Q4) I think Makus has a point about dominant societies stigmatizing those outside its own cultural identity. But I think recessive societies do it just as much – there can’t be a gothic sub-culture in a high school, for example, without the cheerleaders and the football team establishing their norms. But I think it’s more than that – I think many sub-groups wouldn’t be around without their opposition to the dominant culture, so in those cases, I think it’s hard to argue that the dominant groups are “stigmatizing” outside sub- and counter-cultures; it’s a symbiotic relationship at that point, not a power struggle. Certainly that’s not always the case, particularly when violence is concerned, but am I the only one thinking that the power structure model doesn’t always apply?
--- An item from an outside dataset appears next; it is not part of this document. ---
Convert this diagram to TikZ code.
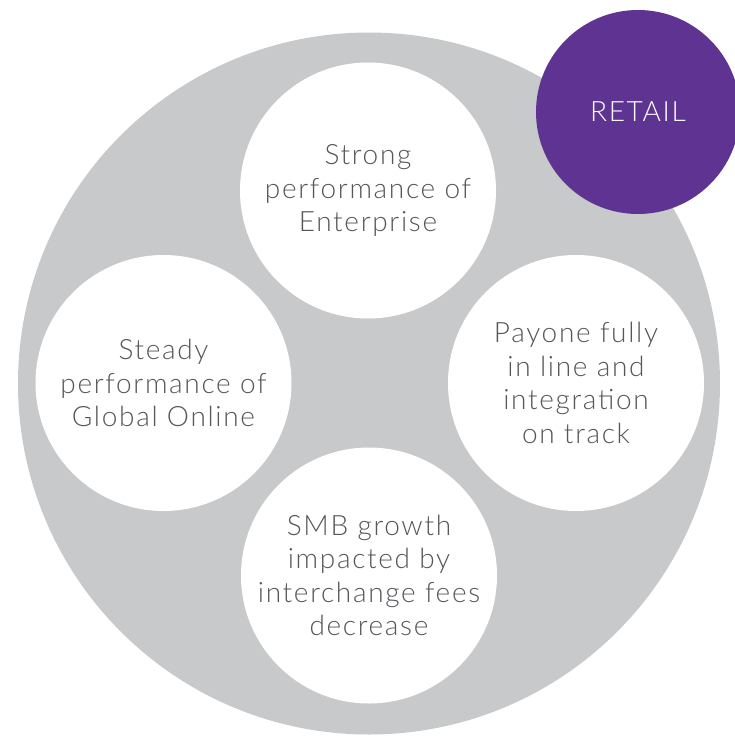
\documentclass[tikz,border=0pt]{standalone}
\usepackage{fontspec}
\setmainfont{Lato Light}[LetterSpace=6]
\definecolor{ringgray}{HTML}{C8C9CB}
\definecolor{retailpurple}{HTML}{5E3391}
\definecolor{textgray}{HTML}{55575B}
\begin{document}
\begin{tikzpicture}[x=1pt,y=-1pt,
  bubble/.style={circle,fill=white,minimum size=256pt,inner sep=0pt,
    align=center,text=textgray,font=\fontsize{28}{33.5}\selectfont},
  badge/.style={circle,fill=retailpurple,minimum size=204pt,inner sep=0pt,
    text=white,font=\fontsize{28}{33}\selectfont}]
\useasboundingbox (0,0) rectangle (735,737);
% outer disc
\node[circle,fill=ringgray,minimum size=702pt,inner sep=0pt] (ring) at (369,383.5) {};
% four topic bubbles
\node[bubble] (top) at (368,190.5) {Strong\\performance of\\Enterprise};
\node[bubble] (left) at (163.5,383) {Steady\\performance of\\Global Online};
\node[bubble] (right) at (576,383) {Payone fully\\in line and\\integration\\on track};
\node[bubble] (bottom) at (369,575.5) {SMB growth\\impacted by\\interchange fees\\decrease};
% segment badge
\node[badge] (retail) at (638,112) {RETAIL};
\end{tikzpicture}
\end{document}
Q5) Makus’ discussion of dominant societies actually made me think about my own education. I graduated from middle school in a western compound in the Middle East – oil brat – and in the middle of nowhere, there’s no football. No sports of any kind, really, since we were the only school for miles and there was no real competition. So the traditional jock/cheerleader society that tends to dominate in the States didn’t apply out there; that left the skater-punks, who here would be considered a stigmatized counter-culture, feeling like they were at the top of the social order. On the one hand, it’s an interesting vindication of Makus’ commentary, since a traditionally recessive society behaved just as the dominant ones do when given the opportunity; but, it’s also a rebuke of that model, since outside groups gladly defined themselves in opposition to those skater punks. The local Boy Scout troop was huge – again, middle of nowhere, plenty of desert to wander off into, at least back in the 90’s before it got too dangerous – and we were enthusiastic about not being the skater punks and, you know, not wearing our pants around our knees. So it wasn’t really a power structure at all, it was a symbiotic relationship that developed in about as close to a vacuum as you can find when discussing American kids. So why the insistence on power structures, then?